[BEGIN INFORMATION PROVIDED]
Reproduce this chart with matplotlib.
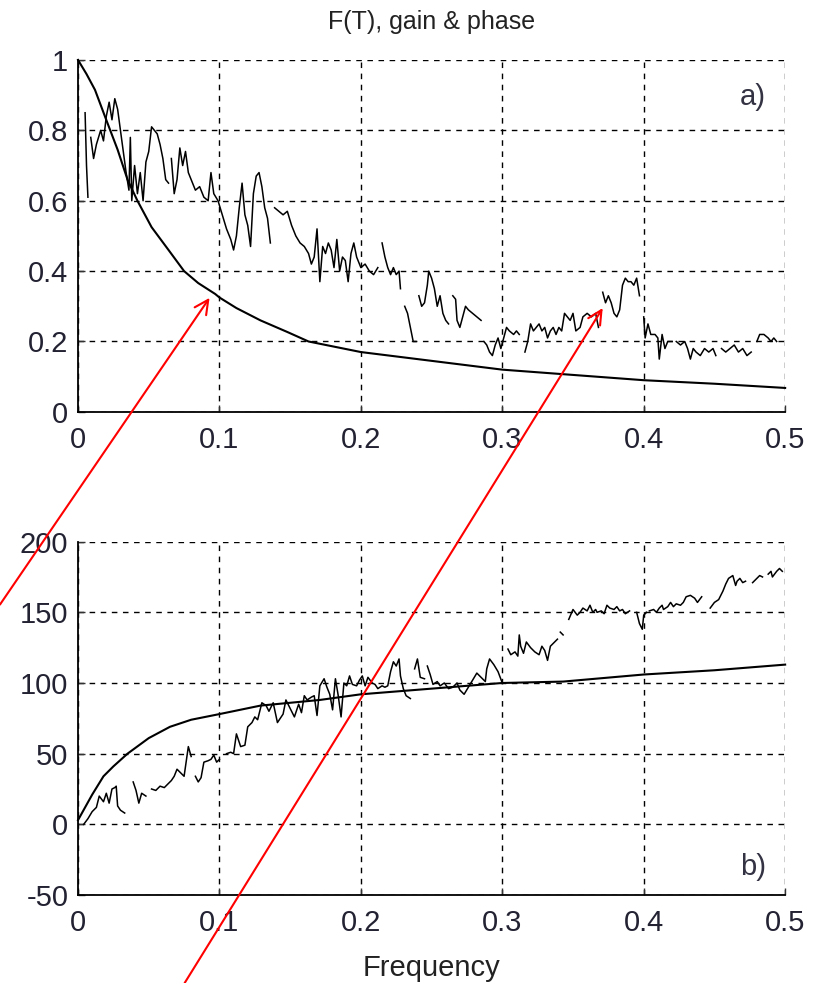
import matplotlib.pyplot as plt
import numpy as np

nan = np.nan

# a) gain: smooth model curve
f_model = [0.0, 0.006, 0.012, 0.019, 0.028, 0.035, 0.042, 0.052, 0.064, 0.075, 0.085,
           0.097, 0.1, 0.112, 0.129, 0.148, 0.163, 0.2, 0.25, 0.3, 0.35, 0.4, 0.45, 0.5]
gain_model = [1.0, 0.96, 0.915, 0.84, 0.745, 0.66, 0.6, 0.525, 0.46, 0.4, 0.366,
              0.335, 0.325, 0.295, 0.26, 0.227, 0.2, 0.17, 0.145, 0.12, 0.105, 0.09, 0.08,
              0.068]

# a) gain: noisy estimate as (frequency, gain) pairs, nan = gap
gain_pts = [
    (0.005, 0.85), (0.006, 0.70), (0.007, 0.61), (0.008, nan),
    (0.009, 0.78), (0.011, 0.72), (0.013, 0.76), (0.016, 0.80), (0.018, 0.77), (0.020, 0.84),
    (0.022, 0.88), (0.024, 0.83), (0.026, 0.89), (0.028, 0.86), (0.030, 0.80), (0.032, 0.74),
    (0.034, 0.68), (0.036, 0.63), (0.037, 0.78), (0.038, 0.60), (0.040, 0.70), (0.042, 0.62),
    (0.044, 0.68), (0.046, 0.60), (0.048, 0.71), (0.050, 0.74), (0.052, 0.81), (0.054, 0.80),
    (0.056, 0.79), (0.058, 0.76), (0.060, 0.72), (0.062, 0.66), (0.064, 0.65), (0.065, nan),
    (0.066, 0.72), (0.068, 0.62), (0.070, 0.66), (0.072, 0.75), (0.074, 0.70), (0.076, 0.74),
    (0.078, 0.68), (0.080, 0.66), (0.083, 0.63), (0.086, 0.64), (0.089, 0.61), (0.092, 0.60),
    (0.094, 0.68), (0.096, 0.62), (0.099, 0.60), (0.102, 0.56), (0.105, 0.52), (0.108, 0.49),
    (0.110, 0.46), (0.112, 0.50), (0.114, 0.58), (0.116, 0.65), (0.118, 0.56), (0.120, 0.53),
    (0.122, 0.47), (0.124, 0.62), (0.126, 0.67), (0.128, 0.68), (0.130, 0.64), (0.132, 0.58),
    (0.134, 0.55), (0.136, 0.48), (0.137, nan),
    (0.139, 0.58), (0.142, 0.57), (0.145, 0.56), (0.148, 0.57), (0.151, 0.53), (0.154, 0.50),
    (0.157, 0.48), (0.160, 0.47), (0.163, 0.45), (0.165, 0.42), (0.167, 0.44), (0.169, 0.52),
    (0.171, 0.37), (0.173, 0.47), (0.175, 0.45), (0.177, 0.48), (0.179, 0.46), (0.181, 0.41),
    (0.183, 0.49), (0.185, 0.40), (0.187, 0.44), (0.189, 0.43), (0.191, 0.37), (0.193, 0.45),
    (0.195, 0.48), (0.197, 0.44), (0.200, 0.41), (0.203, 0.42), (0.206, 0.40), (0.209, 0.39),
    (0.212, 0.41), (0.213, nan),
    (0.215, 0.48), (0.217, 0.44), (0.219, 0.41), (0.221, 0.39), (0.223, 0.41), (0.225, 0.39),
    (0.227, 0.40), (0.228, 0.35), (0.229, nan),
    (0.231, 0.30), (0.233, 0.28), (0.235, 0.24), (0.237, 0.20), (0.239, 0.20), (0.240, nan),
    (0.241, 0.33), (0.243, 0.30), (0.245, 0.31), (0.247, 0.36), (0.248, 0.40), (0.250, 0.38),
    (0.252, 0.35), (0.254, 0.30), (0.256, 0.33), (0.258, 0.28), (0.260, 0.26), (0.262, 0.25),
    (0.263, nan),
    (0.265, 0.33), (0.267, 0.32), (0.268, 0.26), (0.270, 0.24), (0.272, 0.27), (0.274, 0.30),
    (0.276, 0.29), (0.279, 0.28), (0.282, 0.27), (0.285, 0.26), (0.286, nan),
    (0.287, 0.20), (0.289, 0.19), (0.291, 0.17), (0.293, 0.16), (0.295, 0.19), (0.297, 0.21),
    (0.299, 0.18), (0.301, 0.21), (0.303, 0.24), (0.305, 0.23), (0.308, 0.22), (0.310, 0.23),
    (0.312, 0.22), (0.313, nan),
    (0.316, 0.17), (0.318, 0.20), (0.320, 0.25), (0.322, 0.23), (0.324, 0.24), (0.326, 0.25),
    (0.328, 0.23), (0.330, 0.24), (0.332, 0.21), (0.334, 0.23), (0.336, 0.24), (0.338, 0.22),
    (0.340, 0.24), (0.342, 0.23), (0.344, 0.28), (0.346, 0.27), (0.348, 0.26), (0.350, 0.28),
    (0.352, 0.23), (0.355, 0.24), (0.357, 0.27), (0.360, 0.28), (0.363, 0.27), (0.366, 0.28),
    (0.368, 0.24), (0.370, nan),
    (0.371, 0.34), (0.373, 0.31), (0.375, 0.33), (0.377, 0.31), (0.379, 0.28), (0.381, 0.27),
    (0.383, 0.29), (0.385, 0.36), (0.387, 0.38), (0.389, 0.37), (0.391, 0.37), (0.393, 0.36),
    (0.395, 0.38), (0.397, 0.33), (0.398, nan),
    (0.400, 0.27), (0.401, 0.21), (0.403, 0.25), (0.405, 0.22), (0.408, 0.22), (0.410, 0.21),
    (0.411, 0.15), (0.413, 0.22), (0.415, 0.18), (0.417, 0.20), (0.420, 0.20), (0.422, nan),
    (0.423, 0.20), (0.426, 0.19), (0.429, 0.20), (0.431, 0.18), (0.433, 0.15), (0.435, 0.18),
    (0.437, 0.17), (0.440, 0.16), (0.443, 0.18), (0.446, 0.17), (0.449, 0.18), (0.451, 0.16),
    (0.453, nan),
    (0.455, 0.18), (0.458, 0.17), (0.461, 0.18), (0.464, 0.19), (0.467, 0.17), (0.470, 0.18),
    (0.473, 0.16), (0.476, 0.17), (0.478, nan),
    (0.480, 0.20), (0.482, 0.22), (0.485, 0.22), (0.488, 0.21), (0.490, 0.20), (0.492, 0.21),
    (0.494, 0.20),
]

# b) phase: smooth model curve
f_phase_model = [0.0, 0.005, 0.01, 0.018, 0.025, 0.035, 0.05, 0.065, 0.08, 0.1, 0.129,
                 0.15, 0.171, 0.2, 0.25, 0.3, 0.343, 0.4, 0.45, 0.5]
phase_model = [3.0, 12.0, 21.0, 34.0, 41.0, 50.0, 61.0, 69.0, 74.0, 78.0, 84.0,
               86.0, 88.0, 92.0, 96.0, 100.0, 101.0, 106.0, 109.0, 113.0]

# b) phase: noisy estimate as (frequency, degrees) pairs, nan = gap
phase_pts = [
    (0.004, 0), (0.007, 4), (0.010, 9), (0.013, 12), (0.015, 20), (0.018, 16), (0.020, 22),
    (0.022, 15), (0.024, 25), (0.026, 26), (0.027, 27), (0.028, 13), (0.030, 10), (0.033, 8),
    (0.035, nan),
    (0.039, 30), (0.041, 24), (0.043, 15), (0.045, 22), (0.048, 20), (0.050, nan),
    (0.052, 25), (0.055, 24), (0.058, 27), (0.061, 26), (0.064, 29), (0.066, 31), (0.068, 34),
    (0.070, 39), (0.073, 36), (0.075, 34), (0.078, 55), (0.080, 48), (0.081, nan),
    (0.083, 34), (0.085, 30), (0.087, 33), (0.089, 44), (0.092, 45), (0.094, 46), (0.096, 49),
    (0.098, 44), (0.100, 46), (0.102, nan),
    (0.105, 50), (0.108, 51), (0.110, 50), (0.112, 64), (0.115, 55), (0.118, 56), (0.120, 69),
    (0.123, 72), (0.125, 76), (0.127, 74), (0.130, 86), (0.133, 84), (0.135, 80), (0.138, 86),
    (0.141, 72), (0.145, 78), (0.147, 88), (0.150, 82), (0.153, 76), (0.156, 85), (0.158, 79),
    (0.160, 91), (0.162, 88), (0.165, 90), (0.167, 91), (0.169, 77), (0.171, 98), (0.174, 103),
    (0.176, 97), (0.178, 92), (0.180, 81), (0.182, 103), (0.184, 91), (0.186, 76), (0.188, 100),
    (0.190, 98), (0.192, 105), (0.194, 99), (0.197, 98), (0.199, 102), (0.201, 105), (0.203, 98),
    (0.205, 104), (0.208, 100), (0.210, 99), (0.212, 96), (0.215, 98), (0.217, 97), (0.219, 98),
    (0.221, 108), (0.223, 115), (0.225, 112), (0.227, 117), (0.228, 105), (0.230, 96),
    (0.232, 91), (0.235, 89), (0.236, nan),
    (0.238, 110), (0.240, 117), (0.242, 104), (0.245, 103), (0.246, nan),
    (0.247, 112), (0.249, 106), (0.251, 99), (0.254, 101), (0.256, 98), (0.259, 100),
    (0.262, 96), (0.265, 97), (0.268, 100), (0.270, 95), (0.273, 92), (0.276, 97), (0.279, 102),
    (0.282, 107), (0.285, 104), (0.288, 101), (0.289, 110), (0.291, 117), (0.294, 113),
    (0.297, 108), (0.300, 100), (0.302, nan),
    (0.304, 124), (0.306, 120), (0.309, 122), (0.311, 119), (0.312, 134), (0.313, 126),
    (0.315, 121), (0.317, 129), (0.320, 125), (0.323, 122), (0.326, 120), (0.328, 126),
    (0.330, 123), (0.332, 116), (0.334, 126), (0.337, 129), (0.339, 131), (0.340, nan),
    (0.341, 136), (0.343, 134), (0.345, nan),
    (0.347, 145), (0.350, 152), (0.353, 148), (0.355, 150), (0.357, 153), (0.360, 151),
    (0.362, 155), (0.364, 150), (0.366, 152), (0.367, 150), (0.370, 151), (0.372, 149),
    (0.374, 155), (0.376, 153), (0.379, 152), (0.381, 154), (0.383, 151), (0.385, 152),
    (0.387, 149), (0.390, 151), (0.392, nan),
    (0.395, 150), (0.397, 142), (0.399, 138), (0.400, 148), (0.402, 150), (0.403, nan),
    (0.404, 151), (0.407, 152), (0.409, 150), (0.411, 153), (0.413, 155), (0.414, 152),
    (0.417, 154), (0.419, 157), (0.421, 154), (0.423, 156), (0.426, 155), (0.428, 157),
    (0.430, 161), (0.433, 162), (0.436, 160), (0.438, 157), (0.441, 161), (0.444, nan),
    (0.447, 153), (0.450, 157), (0.453, 159), (0.456, 165), (0.458, 170), (0.460, 174),
    (0.463, 176), (0.465, 169), (0.466, 172), (0.468, 174), (0.470, 171), (0.472, 172),
    (0.475, nan),
    (0.477, 171), (0.480, 174), (0.482, 176), (0.484, 175), (0.486, nan),
    (0.488, 177), (0.490, 179), (0.491, 175), (0.494, 179), (0.496, 181), (0.498, 179),
]

x_ticks = [0, 0.1, 0.2, 0.3, 0.4, 0.5]
x_labels = ['0', '0.1', '0.2', '0.3', '0.4', '0.5']
gain_ticks = [0, 0.2, 0.4, 0.6, 0.8, 1]
phase_ticks = [-50, 0, 50, 100, 150, 200]

f_gain, gain_est = zip(*gain_pts)
f_phase, phase_est = zip(*phase_pts)

plt.rcParams['font.family'] = ['Liberation Sans', 'DejaVu Sans']
plt.rcParams['font.size'] = 21

fig = plt.figure(figsize=(8.17, 9.83), dpi=100)
ax1 = fig.add_axes([0.0955, 0.581, 0.8655, 0.358])
ax2 = fig.add_axes([0.0955, 0.0895, 0.8655, 0.3595])
# keep the red arrows of ax1 on top of ax2
ax1.set_zorder(ax2.get_zorder() + 1)
ax1.patch.set_visible(False)


def style_axis(ax, yticks):
    ax.set_xlim(0, 0.5)
    ax.set_ylim(yticks[0], yticks[-1])
    ax.set_xticks(x_ticks)
    ax.set_xticklabels(x_labels)
    ax.set_yticks(yticks)
    ax.set_yticklabels([f'{t:g}' for t in yticks])
    ax.grid(True, color='black', linestyle=(0, (4, 4)), linewidth=1.0)
    ax.spines['top'].set_visible(False)
    ax.spines['right'].set_visible(False)
    ax.spines['left'].set_linewidth(1.3)
    ax.spines['bottom'].set_linewidth(1.3)
    ax.tick_params(direction='in', length=5, width=1, colors='#333333',
                   labelcolor='#222233')
    ax.tick_params(axis='x', pad=10)
    ax.tick_params(axis='y', pad=7)


ax1.plot(f_model, gain_model, color='black', lw=1.5, clip_on=False, zorder=3)
ax1.plot(f_gain, gain_est, color='black', lw=1.1, zorder=3)
style_axis(ax1, gain_ticks)
ax1.set_title('F(T), gain & phase', fontsize=18, pad=22, color='#222222')
ax1.text(0.477, 0.895, 'a)', ha='center', va='center', color='#333344')

ax2.plot(f_phase_model, phase_model, color='black', lw=1.5, clip_on=False, zorder=3)
ax2.plot(f_phase, phase_est, color='black', lw=1.1, zorder=3)
style_axis(ax2, phase_ticks)
ax2.set_xlabel('Frequency', labelpad=12, color='#222222')
ax2.text(0.477, -30, 'b)', ha='center', va='center', color='#333344')

# red arrows pointing at the two curves in panel a)
for tip, tail in [((0.093, 0.324), (0.0, 0.385)), ((0.371, 0.295), (0.226, 0.0))]:
    ax1.annotate('', xy=tip, xycoords='data', xytext=tail, textcoords='figure fraction',
                 arrowprops=dict(arrowstyle='->', color='red', lw=1.5,
                                 mutation_scale=25, shrinkA=0, shrinkB=0),
                 annotation_clip=False)

fig.savefig('out.png', dpi=100)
[END INFORMATION PROVIDED]
=== THE REQUEST ===
Restate, line by line and word for word, everything from the top of the material through the line that contains "nan = np.nan". Leave pictures out.

=== SOLUTION FOR THIS TASK ===
Reproduce this chart with matplotlib.
import matplotlib.pyplot as plt
import numpy as np

nan = np.nan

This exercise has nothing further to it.